- WRITTEN TASK -
Reproduce nothing but the lines from the start of the material through the line that includes "from matplotlib.patches import", both ends included, and omit every picture.

- INFORMATION PROVIDED -

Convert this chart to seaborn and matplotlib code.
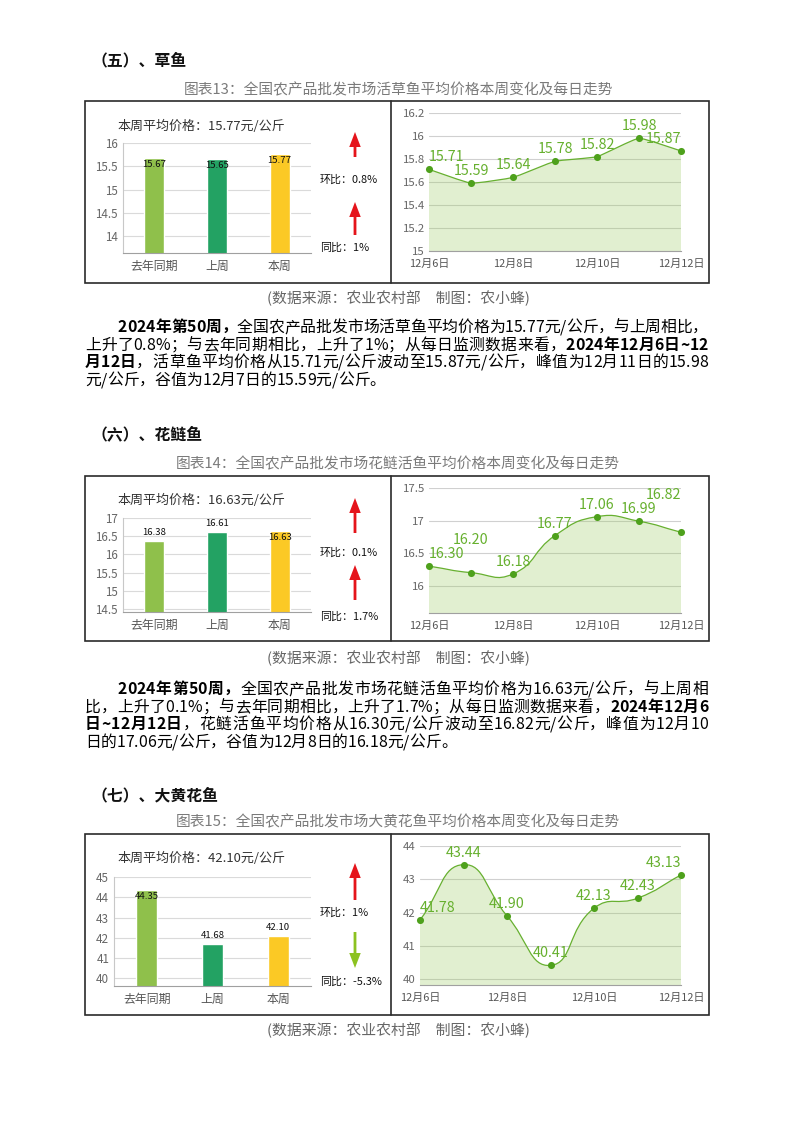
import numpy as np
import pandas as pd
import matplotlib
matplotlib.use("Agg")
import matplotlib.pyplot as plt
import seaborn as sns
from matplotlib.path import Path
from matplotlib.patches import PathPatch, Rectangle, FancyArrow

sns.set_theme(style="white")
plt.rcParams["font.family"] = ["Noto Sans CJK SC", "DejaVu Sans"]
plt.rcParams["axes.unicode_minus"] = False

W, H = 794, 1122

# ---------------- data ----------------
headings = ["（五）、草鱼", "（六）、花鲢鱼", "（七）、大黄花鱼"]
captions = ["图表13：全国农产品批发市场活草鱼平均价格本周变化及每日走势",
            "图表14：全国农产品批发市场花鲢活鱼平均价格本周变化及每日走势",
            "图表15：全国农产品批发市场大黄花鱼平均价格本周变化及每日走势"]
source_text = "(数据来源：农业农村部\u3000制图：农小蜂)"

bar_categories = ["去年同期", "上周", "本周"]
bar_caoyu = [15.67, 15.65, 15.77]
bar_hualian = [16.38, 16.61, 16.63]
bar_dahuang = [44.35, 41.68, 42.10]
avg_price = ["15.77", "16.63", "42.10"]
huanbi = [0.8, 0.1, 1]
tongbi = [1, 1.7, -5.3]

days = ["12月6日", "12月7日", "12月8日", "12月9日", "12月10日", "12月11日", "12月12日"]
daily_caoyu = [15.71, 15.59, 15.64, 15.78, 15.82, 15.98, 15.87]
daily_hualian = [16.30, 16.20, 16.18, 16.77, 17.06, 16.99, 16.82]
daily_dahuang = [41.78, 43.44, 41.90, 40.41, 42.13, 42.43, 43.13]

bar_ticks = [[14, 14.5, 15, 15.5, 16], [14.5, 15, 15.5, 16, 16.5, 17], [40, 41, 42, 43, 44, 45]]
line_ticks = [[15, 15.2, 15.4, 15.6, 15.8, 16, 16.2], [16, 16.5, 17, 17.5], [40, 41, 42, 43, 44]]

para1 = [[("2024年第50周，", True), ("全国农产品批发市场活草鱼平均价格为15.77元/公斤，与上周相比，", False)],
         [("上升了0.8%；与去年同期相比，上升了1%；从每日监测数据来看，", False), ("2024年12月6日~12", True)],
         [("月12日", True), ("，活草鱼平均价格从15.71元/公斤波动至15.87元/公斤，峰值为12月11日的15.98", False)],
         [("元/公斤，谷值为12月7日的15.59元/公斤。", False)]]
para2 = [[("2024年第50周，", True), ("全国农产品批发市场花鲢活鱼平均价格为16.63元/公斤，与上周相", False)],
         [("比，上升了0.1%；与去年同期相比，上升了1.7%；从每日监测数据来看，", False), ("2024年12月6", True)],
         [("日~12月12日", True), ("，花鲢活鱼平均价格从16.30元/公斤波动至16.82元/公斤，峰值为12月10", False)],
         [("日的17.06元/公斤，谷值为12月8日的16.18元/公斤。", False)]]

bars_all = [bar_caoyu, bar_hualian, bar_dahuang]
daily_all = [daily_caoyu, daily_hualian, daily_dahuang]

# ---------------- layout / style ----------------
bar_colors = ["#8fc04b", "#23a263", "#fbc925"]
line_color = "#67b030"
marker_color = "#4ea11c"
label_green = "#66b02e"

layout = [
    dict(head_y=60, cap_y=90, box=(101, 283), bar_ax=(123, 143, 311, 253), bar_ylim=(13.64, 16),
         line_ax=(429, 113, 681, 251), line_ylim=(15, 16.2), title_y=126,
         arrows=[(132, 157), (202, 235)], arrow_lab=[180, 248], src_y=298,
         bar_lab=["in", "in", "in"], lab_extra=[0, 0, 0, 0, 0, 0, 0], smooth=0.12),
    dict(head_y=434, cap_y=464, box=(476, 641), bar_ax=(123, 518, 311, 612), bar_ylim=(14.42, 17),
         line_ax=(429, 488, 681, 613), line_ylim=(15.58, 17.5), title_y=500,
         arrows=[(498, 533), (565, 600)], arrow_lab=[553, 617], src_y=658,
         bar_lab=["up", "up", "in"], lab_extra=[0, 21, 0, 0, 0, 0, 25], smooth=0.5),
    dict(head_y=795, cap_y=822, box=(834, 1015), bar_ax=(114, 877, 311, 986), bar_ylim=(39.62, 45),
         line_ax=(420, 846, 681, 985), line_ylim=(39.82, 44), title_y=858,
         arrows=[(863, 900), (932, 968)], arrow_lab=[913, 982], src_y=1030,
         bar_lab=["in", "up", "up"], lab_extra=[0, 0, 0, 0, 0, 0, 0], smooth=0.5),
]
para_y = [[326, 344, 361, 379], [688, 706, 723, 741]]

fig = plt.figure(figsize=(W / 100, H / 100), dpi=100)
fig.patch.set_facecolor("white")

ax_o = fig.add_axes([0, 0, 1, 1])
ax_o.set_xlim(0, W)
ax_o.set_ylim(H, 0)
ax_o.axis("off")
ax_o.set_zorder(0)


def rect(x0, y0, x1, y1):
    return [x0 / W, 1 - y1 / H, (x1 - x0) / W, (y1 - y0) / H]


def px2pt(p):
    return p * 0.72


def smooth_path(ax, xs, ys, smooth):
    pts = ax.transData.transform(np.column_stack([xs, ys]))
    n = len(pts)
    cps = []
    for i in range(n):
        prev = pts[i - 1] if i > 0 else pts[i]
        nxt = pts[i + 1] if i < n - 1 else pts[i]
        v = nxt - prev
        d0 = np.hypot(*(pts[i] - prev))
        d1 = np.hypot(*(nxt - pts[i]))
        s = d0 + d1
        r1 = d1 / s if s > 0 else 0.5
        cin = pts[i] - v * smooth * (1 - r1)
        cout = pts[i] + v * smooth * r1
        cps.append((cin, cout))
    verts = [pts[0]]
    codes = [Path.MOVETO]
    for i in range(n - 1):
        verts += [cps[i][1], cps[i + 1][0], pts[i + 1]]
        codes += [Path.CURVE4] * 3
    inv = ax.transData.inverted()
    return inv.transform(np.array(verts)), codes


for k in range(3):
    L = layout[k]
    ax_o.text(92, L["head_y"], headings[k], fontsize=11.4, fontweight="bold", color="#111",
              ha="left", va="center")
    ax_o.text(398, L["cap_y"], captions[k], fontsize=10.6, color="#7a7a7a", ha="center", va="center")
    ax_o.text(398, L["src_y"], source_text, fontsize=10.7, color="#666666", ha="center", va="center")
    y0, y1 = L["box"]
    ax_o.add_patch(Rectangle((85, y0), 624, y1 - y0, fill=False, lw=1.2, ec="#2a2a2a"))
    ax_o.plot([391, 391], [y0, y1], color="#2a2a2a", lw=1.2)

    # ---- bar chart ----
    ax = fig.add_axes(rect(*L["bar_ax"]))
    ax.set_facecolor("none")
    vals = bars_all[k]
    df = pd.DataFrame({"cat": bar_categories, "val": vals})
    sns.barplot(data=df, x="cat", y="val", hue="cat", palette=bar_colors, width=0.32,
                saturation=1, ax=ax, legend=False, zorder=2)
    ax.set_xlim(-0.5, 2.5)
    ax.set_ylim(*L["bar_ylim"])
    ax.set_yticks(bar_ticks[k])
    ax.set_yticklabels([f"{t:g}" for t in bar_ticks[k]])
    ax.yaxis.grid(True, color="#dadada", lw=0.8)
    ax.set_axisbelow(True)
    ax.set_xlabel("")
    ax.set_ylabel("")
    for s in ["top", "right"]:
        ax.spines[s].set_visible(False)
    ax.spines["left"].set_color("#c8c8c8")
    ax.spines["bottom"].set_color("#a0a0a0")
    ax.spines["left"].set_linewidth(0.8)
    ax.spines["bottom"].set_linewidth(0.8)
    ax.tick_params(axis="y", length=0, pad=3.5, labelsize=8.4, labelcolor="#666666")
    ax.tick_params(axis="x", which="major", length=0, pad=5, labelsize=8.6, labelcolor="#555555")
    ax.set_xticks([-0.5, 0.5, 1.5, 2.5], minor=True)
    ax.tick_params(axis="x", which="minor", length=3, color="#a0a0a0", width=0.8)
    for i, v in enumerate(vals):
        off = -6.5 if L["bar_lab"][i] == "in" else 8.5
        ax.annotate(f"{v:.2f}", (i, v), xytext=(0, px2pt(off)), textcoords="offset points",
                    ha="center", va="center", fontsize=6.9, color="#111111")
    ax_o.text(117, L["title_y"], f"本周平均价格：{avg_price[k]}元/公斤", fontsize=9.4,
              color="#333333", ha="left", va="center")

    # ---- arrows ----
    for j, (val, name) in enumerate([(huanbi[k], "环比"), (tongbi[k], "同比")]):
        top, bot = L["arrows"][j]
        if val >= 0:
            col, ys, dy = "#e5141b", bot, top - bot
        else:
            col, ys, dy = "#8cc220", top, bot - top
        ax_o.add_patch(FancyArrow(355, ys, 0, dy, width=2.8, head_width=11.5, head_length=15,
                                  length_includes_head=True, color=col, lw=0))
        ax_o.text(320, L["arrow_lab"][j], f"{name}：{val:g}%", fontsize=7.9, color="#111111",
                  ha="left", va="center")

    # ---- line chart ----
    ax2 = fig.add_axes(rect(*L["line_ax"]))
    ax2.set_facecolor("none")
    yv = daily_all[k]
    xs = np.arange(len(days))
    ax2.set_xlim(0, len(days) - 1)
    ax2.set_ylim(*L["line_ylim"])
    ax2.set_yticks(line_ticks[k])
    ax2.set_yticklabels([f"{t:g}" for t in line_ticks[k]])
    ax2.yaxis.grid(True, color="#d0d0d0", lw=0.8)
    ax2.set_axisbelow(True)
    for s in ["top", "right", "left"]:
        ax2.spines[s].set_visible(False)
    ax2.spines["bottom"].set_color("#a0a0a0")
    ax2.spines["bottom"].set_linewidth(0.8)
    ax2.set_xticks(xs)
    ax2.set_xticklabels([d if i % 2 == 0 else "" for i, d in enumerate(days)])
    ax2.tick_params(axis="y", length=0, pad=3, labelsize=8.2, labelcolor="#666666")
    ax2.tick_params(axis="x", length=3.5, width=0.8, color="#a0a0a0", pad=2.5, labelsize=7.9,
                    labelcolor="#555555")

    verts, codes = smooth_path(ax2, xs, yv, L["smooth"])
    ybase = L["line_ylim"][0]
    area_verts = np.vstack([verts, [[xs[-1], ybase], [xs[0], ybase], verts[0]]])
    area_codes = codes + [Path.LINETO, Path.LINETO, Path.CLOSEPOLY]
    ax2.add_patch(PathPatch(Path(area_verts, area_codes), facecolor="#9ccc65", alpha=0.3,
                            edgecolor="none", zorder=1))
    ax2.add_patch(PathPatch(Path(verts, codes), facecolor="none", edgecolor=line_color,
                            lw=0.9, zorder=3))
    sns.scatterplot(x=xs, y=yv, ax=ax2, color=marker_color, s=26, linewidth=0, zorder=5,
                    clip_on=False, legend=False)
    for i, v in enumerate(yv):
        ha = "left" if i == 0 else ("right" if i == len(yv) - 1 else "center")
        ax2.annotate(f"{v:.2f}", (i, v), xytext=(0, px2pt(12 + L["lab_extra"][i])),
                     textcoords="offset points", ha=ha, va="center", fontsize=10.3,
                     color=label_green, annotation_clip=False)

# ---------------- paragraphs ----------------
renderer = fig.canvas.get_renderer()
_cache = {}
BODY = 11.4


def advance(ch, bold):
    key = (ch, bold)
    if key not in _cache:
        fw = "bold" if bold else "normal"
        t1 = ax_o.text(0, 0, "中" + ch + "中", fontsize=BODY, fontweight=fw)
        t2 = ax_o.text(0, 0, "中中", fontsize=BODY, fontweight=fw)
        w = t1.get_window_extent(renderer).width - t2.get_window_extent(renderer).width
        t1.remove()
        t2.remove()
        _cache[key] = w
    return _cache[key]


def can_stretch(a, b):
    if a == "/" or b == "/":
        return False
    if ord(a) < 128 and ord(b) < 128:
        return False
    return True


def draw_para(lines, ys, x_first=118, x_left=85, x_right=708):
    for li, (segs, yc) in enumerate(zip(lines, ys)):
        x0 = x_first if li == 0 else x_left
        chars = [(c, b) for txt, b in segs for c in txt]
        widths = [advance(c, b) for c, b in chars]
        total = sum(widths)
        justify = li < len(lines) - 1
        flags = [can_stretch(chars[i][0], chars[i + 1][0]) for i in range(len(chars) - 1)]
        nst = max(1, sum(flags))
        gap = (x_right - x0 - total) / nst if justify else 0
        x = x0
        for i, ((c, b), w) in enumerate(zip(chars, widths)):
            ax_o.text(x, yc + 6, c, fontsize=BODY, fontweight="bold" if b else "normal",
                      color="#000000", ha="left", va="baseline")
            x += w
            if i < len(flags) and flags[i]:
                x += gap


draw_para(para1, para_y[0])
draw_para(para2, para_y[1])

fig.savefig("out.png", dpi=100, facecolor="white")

- RESULT BELOW -
Convert this chart to seaborn and matplotlib code.
import numpy as np
import pandas as pd
import matplotlib
matplotlib.use("Agg")
import matplotlib.pyplot as plt
import seaborn as sns
from matplotlib.path import Path
from matplotlib.patches import PathPatch, Rectangle, FancyArrow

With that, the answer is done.